Random Tessellation Forests
This work addresses the need for more flexible partitioning methods in machine learning for multi-dimensional data, offering a novel framework that can capture complex inter-dimensional dependencies, though it builds incrementally on prior generalizations.
The authors tackled the problem of limited flexibility in space partitioning methods due to axis-aligned cuts by proposing the Random Tessellation Process (RTP), a framework that generalizes existing processes to allow non-axis aligned cuts in multi-dimensional data, resulting in improved accuracies in simulations and gene expression analysis.
Space partitioning methods such as random forests and the Mondrian process are powerful machine learning methods for multi-dimensional and relational data, and are based on recursively cutting a domain. The flexibility of these methods is often limited by the requirement that the cuts be axis aligned. The Ostomachion process and the self-consistent binary space partitioning-tree process were recently introduced as generalizations of the Mondrian process for space partitioning with non-axis aligned cuts in the two dimensional plane.
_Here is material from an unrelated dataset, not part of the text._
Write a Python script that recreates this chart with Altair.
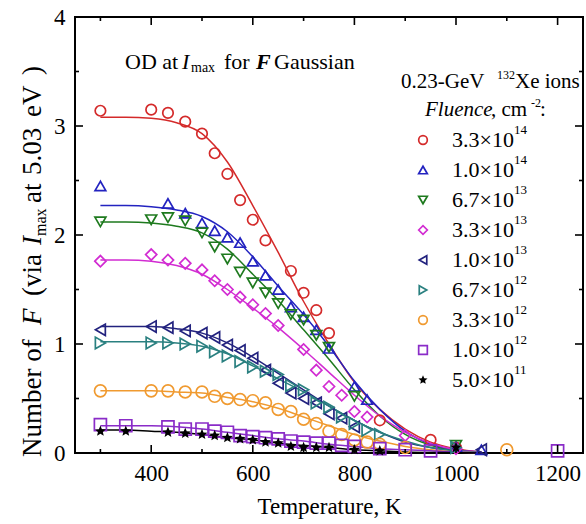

Motivated by the need for a multi-dimensional partitioning tree with non-axis aligned cuts, we propose the Random Tessellation Process (RTP), a framework that includes the Mondrian process and the binary space partitioning-tree process as special cases. We derive a sequential Monte Carlo algorithm for inference, and provide random forest methods. Our process is self-consistent and can relax axis-aligned constraints, allowing complex inter-dimensional dependence to be captured. We present a simulation study, and analyse gene expression data of brain tissue, showing improved accuracies over other methods.